Your instructions – Scan the entries below for the word "code". Copy each line that has it.

>> Start Input material

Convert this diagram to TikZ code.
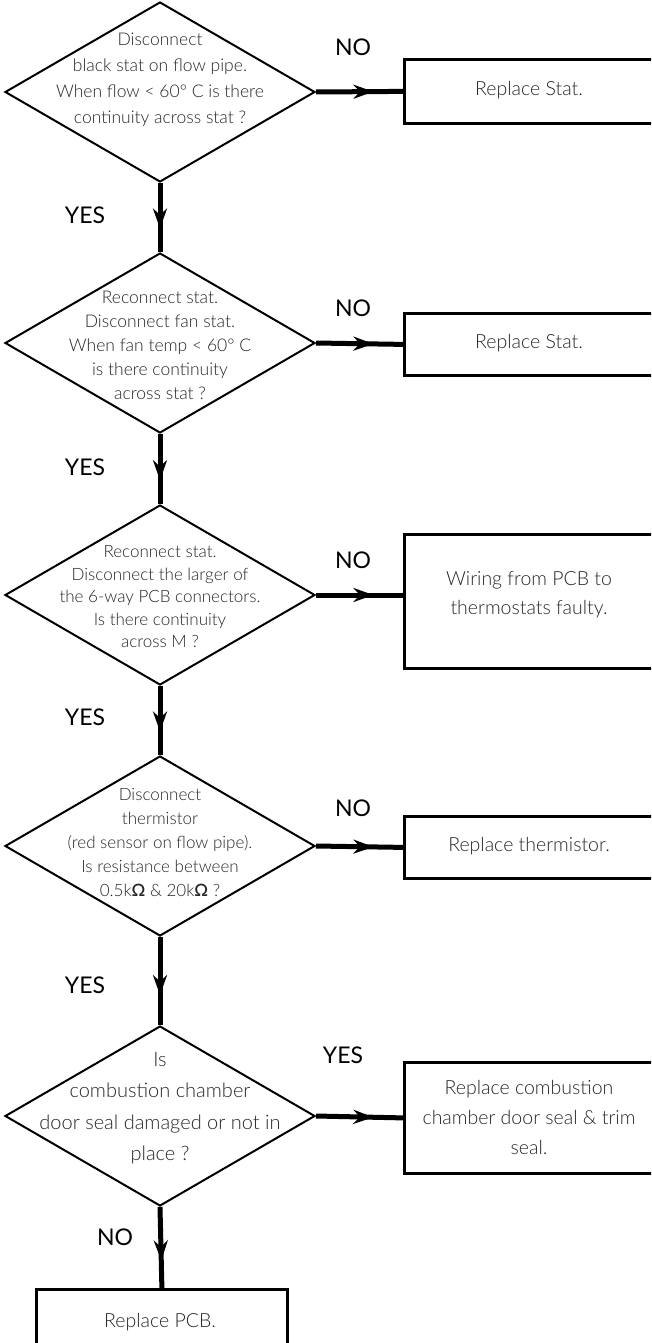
\documentclass[tikz,border=0pt]{standalone}
\usepackage{fontspec}
\setmainfont{Lato}
\newfontfamily\lightfam{Lato Light}
\usetikzlibrary{shapes.geometric,arrows.meta,decorations.markings}
\newcommand\bodysz[2]{\lightfam\fontsize{#1}{#2}\selectfont}
\begin{document}
\begin{tikzpicture}[x=1pt,y=-1pt,
  dia/.style={draw, line width=2pt, shape=diamond, minimum width=310pt, minimum height=180pt, inner sep=0pt},
  box/.style={draw, line width=2.8pt, rectangle, inner sep=0pt, anchor=north west},
  txt/.style={text=black!85, align=center, inner sep=0pt},
  lab/.style={font=\fontsize{23}{26}\selectfont, inner sep=0pt},
  conn/.style={line width=5pt, postaction={decorate},
    decoration={markings, mark=at position 0.66 with {\arrow{Stealth[length=20pt,width=14pt]}}}}]
\path[use as bounding box] (0,0) rectangle (651,1343);
\clip (0,0) rectangle (651,1343);

% diamonds
\node[dia] (d1) at (160,92) {};
\node[dia] (d2) at (160,343) {};
\node[dia] (d3) at (160,595) {};
\node[dia] (d4) at (160,846) {};
\node[dia] (d5) at (160,1116) {};

\node[txt, font=\bodysz{17.5}{26}] (t1) at (160,80) {Disconnect\\black stat on flow pipe.\\When flow < 60° C is there\\continuity across stat ?};
\node[txt, font=\bodysz{17.5}{24}] (t2) at (160,345) {Reconnect stat.\\Disconnect fan stat.\\When fan temp < 60° C\\is there continuity\\across stat ?};
\node[txt, font=\bodysz{17}{22.5}] (t3) at (160,597) {Reconnect stat.\\Disconnect the larger of\\the 6-way PCB connectors.\\Is there continuity\\across M ?};
\node[txt, font=\bodysz{17}{24}] (t4) at (160,842) {Disconnect\\thermistor\\(red sensor on flow pipe).\\Is resistance between\\0.5k\textbf{Ω} \& 20k\textbf{Ω} ?};
\node[txt, font=\bodysz{20}{31.5}] (t5) at (160,1108) {Is\\combustion chamber\\door seal damaged or not in\\place ?};

% boxes
\node[box, minimum width=252pt, minimum height=64pt] (b1) at (403,58) {};
\node[box, minimum width=252pt, minimum height=62pt] (b2) at (403,312) {};
\node[box, minimum width=252pt, minimum height=134pt] (b3) at (403,533) {};
\node[box, minimum width=252pt, minimum height=62pt] (b4) at (403,815) {};
\node[box, minimum width=252pt, minimum height=111pt] (b5) at (403,1061) {};
\node[box, minimum width=251pt, minimum height=80pt] (b6) at (35,1288) {};

\node[txt, font=\bodysz{19.5}{26}] (u1) at (529,90) {Replace Stat.};
\node[txt, font=\bodysz{19.5}{26}] (u2) at (529,343) {Replace Stat.};
\node[txt, font=\bodysz{19.5}{29}] (u3) at (529,595) {Wiring from PCB to\\thermostats faulty.};
\node[txt, font=\bodysz{19.5}{26}] (u4) at (529,846) {Replace thermistor.};
\node[txt, font=\bodysz{19.5}{30}] (u5) at (529,1117) {Replace combustion\\chamber door seal \& trim\\seal.};
\node[txt, font=\bodysz{19.5}{26}] (u6) at (160,1322) {Replace PCB.};

% labels
\node[lab] (n1) at (353,47) {NO};
\node[lab] (y1) at (85,215) {YES};
\node[lab] (n2) at (353,308) {NO};
\node[lab] (y2) at (85,467) {YES};
\node[lab] (n3) at (353,560) {NO};
\node[lab] (y3) at (85,717) {YES};
\node[lab] (n4) at (353,808) {NO};
\node[lab] (y4) at (85,985) {YES};
\node[lab] (y5) at (343,1055) {YES};
\node[lab] (n5) at (115,1237) {NO};

% connectors
\draw[conn] (d1.east) -- (b1.west);
\draw[conn] (d2.east) -- (b2.west);
\draw[conn] (d3.east) -- (b3.west |- d3.east);
\draw[conn] (d4.east) -- (b4.west);
\draw[conn] (d5.east) -- (b5.west);
\draw[conn] (d1.south) -- (d2.north);
\draw[conn] (d2.south) -- (d3.north);
\draw[conn] (d3.south) -- (d4.north);
\draw[conn] (d4.south) -- (d5.north);
\draw[conn] (d5.south) -- (b6.north);
\end{tikzpicture}
\end{document}
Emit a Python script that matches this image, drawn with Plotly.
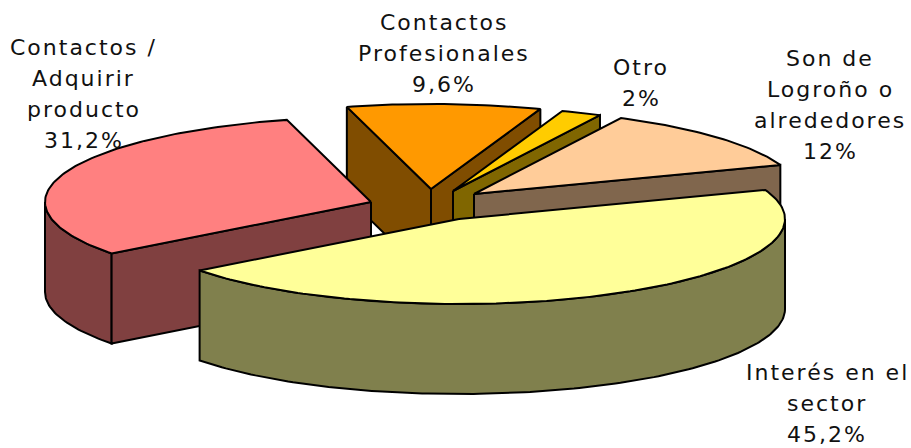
import math
import plotly.graph_objects as go

# Data
categories = ["Interés en el sector", "Contactos / Adquirir producto",
              "Contactos Profesionales", "Otro", "Son de Logroño o alrededores"]
values = [45.2, 31.2, 9.6, 2, 12]
value_text = ["45,2%", "31,2%", "9,6%", "2%", "12%"]
top_colors = ["#FFFF99", "#FF8080", "#FF9900", "#FFCC00", "#FFCC99"]
side_colors = ["#80804D", "#804040", "#804D00", "#806600", "#80664D"]
draw_order = [2, 3, 4, 1, 0]

# Exploded slice apex positions, on the page
apex_x = [459, 371, 431, 453, 474]
apex_y = [219, 202, 189, 191, 194]

# Projection
RX, RY, DEPTH = 326, 85, 90
START_ANGLE = -20.0

label_lines = [
    ["Interés en el", "sector", "45,2%"],
    ["Contactos /", "Adquirir", "producto", "31,2%"],
    ["Contactos", "Profesionales", "9,6%"],
    ["Otro", "2%"],
    ["Son de", "Logroño o", "alrededores", "12%"],
]
label_cx = [827, 84, 444, 641, 830]
label_y0 = [372, 47, 22, 67, 58]
LINE_H = 31.2
FONT = "DejaVu Sans"
FONT_SIZE = 22


def pt(i, deg, dz=0):
    t = math.radians(deg)
    return apex_x[i] + RX * math.cos(t), apex_y[i] + RY * math.sin(t) + dz


def arc(i, a0, a1, dz=0):
    n = max(2, int(abs(a1 - a0)) + 1)
    return [pt(i, a0 + (a1 - a0) * k / (n - 1), dz) for k in range(n)]


def poly(fig, pts, color):
    xs = [p[0] for p in pts] + [pts[0][0]]
    ys = [p[1] for p in pts] + [pts[0][1]]
    fig.add_trace(go.Scatter(x=xs, y=ys, mode="lines", fill="toself",
                             fillcolor=color, hoverinfo="skip",
                             line=dict(color="black", width=2)))


bounds = []
a = START_ANGLE
for v in values:
    b = a + v * 3.6
    bounds.append((a, b))
    a = b

fig = go.Figure()
for i in draw_order:
    a0, a1 = bounds[i]
    c = (apex_x[i], apex_y[i])
    side = side_colors[i]
    # rim: front half of the ellipse only
    for base in (0, 360, -360):
        lo, hi = max(a0, base), min(a1, base + 180)
        if lo < hi:
            poly(fig, arc(i, lo, hi) + arc(i, hi, lo, DEPTH), side)
    # visible cut faces
    if math.sin(math.radians(a0 - 90)) > 0:
        poly(fig, [c, pt(i, a0), pt(i, a0, DEPTH), (c[0], c[1] + DEPTH)], side)
    if math.cos(math.radians(a1)) > 0:
        poly(fig, [c, pt(i, a1), pt(i, a1, DEPTH), (c[0], c[1] + DEPTH)], side)
    # top
    poly(fig, [c] + arc(i, a0, a1), top_colors[i])

for lines, cx, y0 in zip(label_lines, label_cx, label_y0):
    for k, line in enumerate(lines):
        fig.add_annotation(x=cx, y=y0 + k * LINE_H, text=line, showarrow=False,
                           xanchor="center", yanchor="middle",
                           font=dict(family=FONT, size=FONT_SIZE, color="#111111"))

fig.update_layout(width=911, height=448, margin=dict(l=0, r=0, t=0, b=0),
                  paper_bgcolor="white", plot_bgcolor="white", showlegend=False,
                  xaxis=dict(range=[0, 911], visible=False, fixedrange=True),
                  yaxis=dict(range=[448, 0], visible=False, fixedrange=True))
fig.write_html("out.html", config={"displayModeBar": False},
               post_script="document.body.style.margin='0';"
                           "document.querySelectorAll('.annotation-text')"
                           ".forEach(function(t){t.style.letterSpacing='2px';});")
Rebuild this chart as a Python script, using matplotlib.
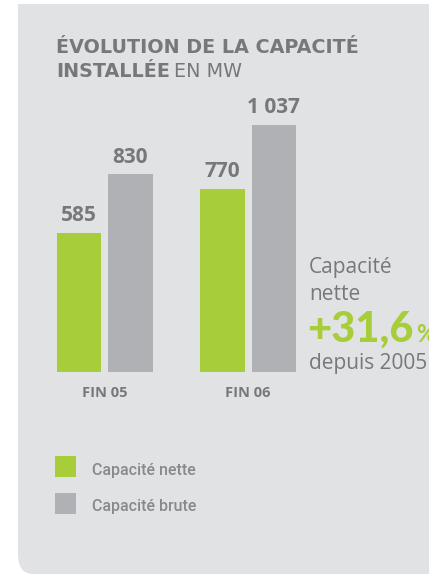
import matplotlib
matplotlib.use("Agg")
import matplotlib.pyplot as plt
import matplotlib.patches as patches
import numpy as np

# Data
CATEGORIES = ["FIN 05", "FIN 06"]
NETTE = [585, 770]
BRUTE = [830, 1037]
VALUE_LABELS_NETTE = ["585", "770"]
VALUE_LABELS_BRUTE = ["830", "1 037"]
SERIES_NAMES = ["Capacité nette", "Capacité brute"]

# Style
W, H = 429, 575
GREEN = "#a7cd3a"
GREY_BAR = "#b0b1b4"
PANEL = "#e1e2e4"
TEXT = "#77787b"
LEGEND_TEXT = "#88898b"
FONT = "Open Sans"

plt.rcParams["font.family"] = [FONT, "DejaVu Sans"]

fig = plt.figure(figsize=(W / 100, H / 100), dpi=100)
fig.patch.set_facecolor("white")


def fx(px):
    return px / W


def fy(py):
    return 1 - py / H


# background panel: square top-left, rounded bottom-left
panel_round = patches.FancyBboxPatch(
    (fx(18), fy(574)), fx(500), fy(200) - fy(574),
    boxstyle="round,pad=0,rounding_size=0.035",
    transform=fig.transFigure, facecolor=PANEL, edgecolor="none", zorder=-2)
fig.patches.append(panel_round)
fig.patches.append(patches.Rectangle(
    (fx(18), fy(300)), fx(500), fy(4) - fy(300),
    transform=fig.transFigure, facecolor=PANEL, edgecolor="none", zorder=-2))

# title
title_font = ["DejaVu Sans"]
fig.text(fx(56), fy(53), "ÉVOLUTION DE LA CAPACITÉ", fontsize=13.8,
         fontweight="bold", color=TEXT, va="baseline", family=title_font)
t2 = fig.text(fx(56), fy(77), "INSTALLÉE", fontsize=13.8,
              fontweight="bold", color=TEXT, va="baseline", family=title_font)
fig.canvas.draw()
bb = t2.get_window_extent()
fig.text(bb.x1 / W + fx(4), fy(77), "EN MW", fontsize=13.8,
         color=TEXT, va="baseline", family=title_font)

# bars
ax = fig.add_axes([fx(56), fy(372), fx(297) - fx(56), fy(372 - 285.6) - fy(372)])
ax.set_facecolor("none")
x = np.arange(len(CATEGORIES))
bw = 0.31
off = 0.178
b1 = ax.bar(x - off, NETTE, bw, color=GREEN, zorder=2)
b2 = ax.bar(x + off, BRUTE, bw, color=GREY_BAR, zorder=2)
for bars, labels in ((b1, VALUE_LABELS_NETTE), (b2, VALUE_LABELS_BRUTE)):
    for rect, lab in zip(bars, labels):
        ax.annotate(lab, (rect.get_x() + rect.get_width() / 2, rect.get_height()),
                    xytext=(0, 5), textcoords="offset points", ha="center",
                    va="bottom", fontsize=15, fontweight="bold", color=TEXT,
                    annotation_clip=False)
ax.set_xlim(-0.34, 1.34)
ax.set_ylim(0, 1200)
ax.set_xticks(x)
ax.set_xticklabels(CATEGORIES, fontsize=10.5, fontweight="bold", color=TEXT)
ax.tick_params(axis="x", length=0, pad=10)
ax.set_yticks([])
for s in ax.spines.values():
    s.set_visible(False)

# side annotation
fig.text(fx(309), fy(273), "Capacité", fontsize=15, color=TEXT, va="baseline")
fig.text(fx(309), fy(300), "nette", fontsize=15, color=TEXT, va="baseline")
big = fig.text(fx(307), fy(342), "+31,6", fontsize=30, fontweight="black",
               color=GREEN, va="baseline", family=["Lato", "DejaVu Sans"])
fig.canvas.draw()
bb = big.get_window_extent()
fig.text(bb.x1 / W + fx(3), fy(342), "%", fontsize=17, fontweight="bold",
         color=GREEN, va="baseline", family=["Lato", "DejaVu Sans"])
fig.text(fx(309), fy(369), "depuis 2005", fontsize=15, color=TEXT, va="baseline")

# legend
for i, (name, col) in enumerate(zip(SERIES_NAMES, [GREEN, GREY_BAR])):
    top = 456 + i * 37
    fig.patches.append(patches.Rectangle(
        (fx(55), fy(top + 21)), fx(21), fy(top) - fy(top + 21),
        transform=fig.transFigure, facecolor=col, edgecolor="none", zorder=1))
    fig.text(fx(92), fy(top + 14), name, fontsize=11.5, fontweight="medium",
             color=LEGEND_TEXT, va="center", family=["Roboto", "DejaVu Sans"])

fig.savefig("out.png", dpi=100, facecolor="white")
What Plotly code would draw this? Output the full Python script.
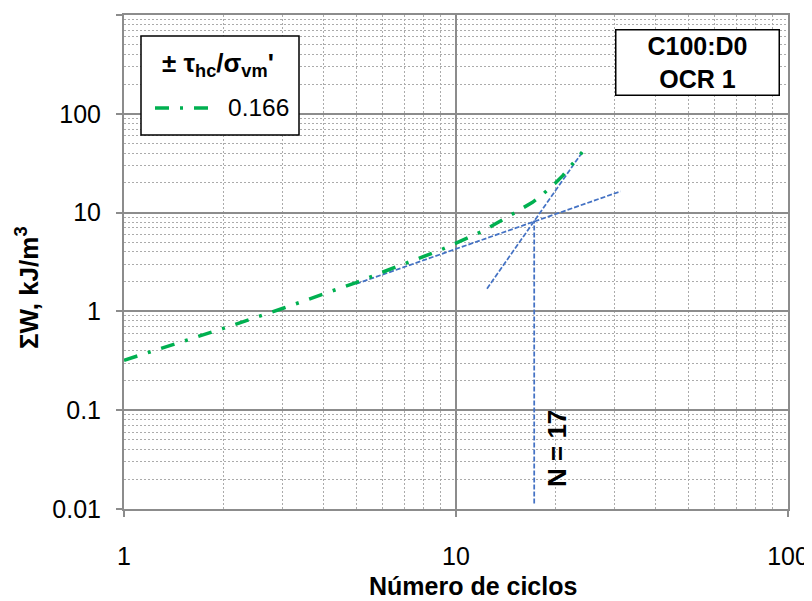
import plotly.graph_objects as go

# Green curve: cumulative dissipated energy per cycle
cycles = list(range(1, 25))
sum_w = [0.32, 0.676, 1.07, 1.49, 1.96, 2.49, 3.02, 3.60, 4.20, 4.91,
         5.68, 6.46, 7.52, 8.71, 9.89, 11.1, 12.7, 14.7, 17.1, 20.2,
         23.8, 28.4, 34.4, 41.0]
series_name = "0.166"

# Blue construction lines
fit1_x = [5.0, 31.3]
fit1_y = [1.9, 16.4]
fit2_x = [12.4, 24.1]
fit2_y = [1.7, 41.6]
n_x = [17.2, 17.2]
n_y = [0.0114, 8.3]

y_ticks = [0.01, 0.1, 1, 10, 100, 1000]
y_ticktext = ["0.01", "0.1", "1", "10", "100", ""]
x_ticks = [1, 10, 100]
x_ticktext = ["1", "10", "100"]

FONT = "Liberation Sans, Arial, sans-serif"
GREEN = "#00B050"
BLUE = "#4472C4"
GRID = "#8C8C8C"
MINOR = "#ABABAB"
BLUE_LINE = dict(color=BLUE, width=1.75, dash="5px,2px")

fig = go.Figure()
fig.add_trace(go.Scatter(x=fit1_x, y=fit1_y, mode="lines", showlegend=False,
                         line=BLUE_LINE))
fig.add_trace(go.Scatter(x=fit2_x, y=fit2_y, mode="lines", showlegend=False,
                         line=BLUE_LINE))
fig.add_trace(go.Scatter(x=n_x, y=n_y, mode="lines", showlegend=False,
                         line=BLUE_LINE))
fig.add_trace(go.Scatter(x=cycles, y=sum_w, mode="lines", name=series_name,
                         showlegend=False,
                         line=dict(color=GREEN, width=3.5, dash="14px,11px,3px,11px")))

axis_common = dict(
    type="log", showline=True, linecolor=GRID, linewidth=2, mirror=True,
    showgrid=True, gridcolor=GRID, gridwidth=2,
    ticks="outside", ticklen=6, tickwidth=2, tickcolor=GRID,
    tickfont=dict(family=FONT, size=25, color="#000000"),
    zeroline=False, automargin=False,
)
minor_common = dict(tickmode="linear", dtick="D1", showgrid=True,
                    gridcolor=MINOR, griddash="2px,2px", gridwidth=1, ticks="")

fig.update_xaxes(**axis_common, range=[0, 2], tickmode="array",
                 tickvals=x_ticks, ticktext=x_ticktext, ticklabelstandoff=18,
                 minor=minor_common)
fig.update_yaxes(**axis_common, range=[-2, 3], tickmode="array",
                 tickvals=y_ticks, ticktext=y_ticktext, ticklabelstandoff=10,
                 minor=minor_common)

# The page body adds an 8 px offset, so the figure is laid out in page pixels - 8
OFF = 8
W, H = 812 - OFF, 601 - OFF
L, R, T, B = 124 - OFF, 24, 15 - OFF, 92
pw, ph = W - L - R, H - T - B


def px(x):
    return (x - OFF - L) / pw


def py(y):
    return (H - B - (y - OFF)) / ph


shapes = [
    # legend box
    dict(type="rect", xref="paper", yref="paper", x0=px(141), x1=px(299),
         y0=py(135), y1=py(36), fillcolor="white",
         line=dict(color="black", width=1.5), layer="above"),
    # legend sample
    dict(type="line", xref="paper", yref="paper", x0=px(155), x1=px(213),
         y0=py(108), y1=py(108),
         line=dict(color=GREEN, width=3.5, dash="14px,11px,3px,11px"), layer="above"),
]

ann_common = dict(xref="paper", yref="paper", showarrow=False,
                  xanchor="center", yanchor="middle")
annotations = [
    dict(text="<b>± τ<sub>hc</sub>/σ<sub>vm</sub>'</b>", x=px(218), y=py(65),
         font=dict(family=FONT, size=26, color="black"), **ann_common),
    dict(text=series_name, x=px(258), y=py(108),
         font=dict(family=FONT, size=24.5, color="black"), **ann_common),
    dict(text="<b>C100:D0<br>OCR 1</b>", x=px(697), y=py(62.5),
         width=158, height=60, bgcolor="white", bordercolor="black",
         borderwidth=1.5, borderpad=2,
         font=dict(family=FONT, size=25, color="black"), **ann_common),
    dict(text="<b>N = 17</b>", x=px(557), y=py(449), textangle=-90,
         font=dict(family=FONT, size=26, color="black"), **ann_common),
    dict(text="<b>Número de ciclos</b>", x=px(473), y=py(586),
         font=dict(family=FONT, size=25, color="black"), **ann_common),
    dict(text="<b>ΣW, kJ/m<sup>3</sup></b>", x=px(28), y=py(288), textangle=-90,
         font=dict(family=FONT, size=26, color="black"), **ann_common),
]

fig.update_layout(
    width=W, height=H,
    margin=dict(l=L, r=R, t=T, b=B, autoexpand=False),
    paper_bgcolor="white", plot_bgcolor="white",
    shapes=shapes, annotations=annotations,
    font=dict(family=FONT),
)

fig.write_html("out.html")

>> End Input material

Result of the task –
Convert this diagram to TikZ code.
What Plotly code would draw this? Output the full Python script.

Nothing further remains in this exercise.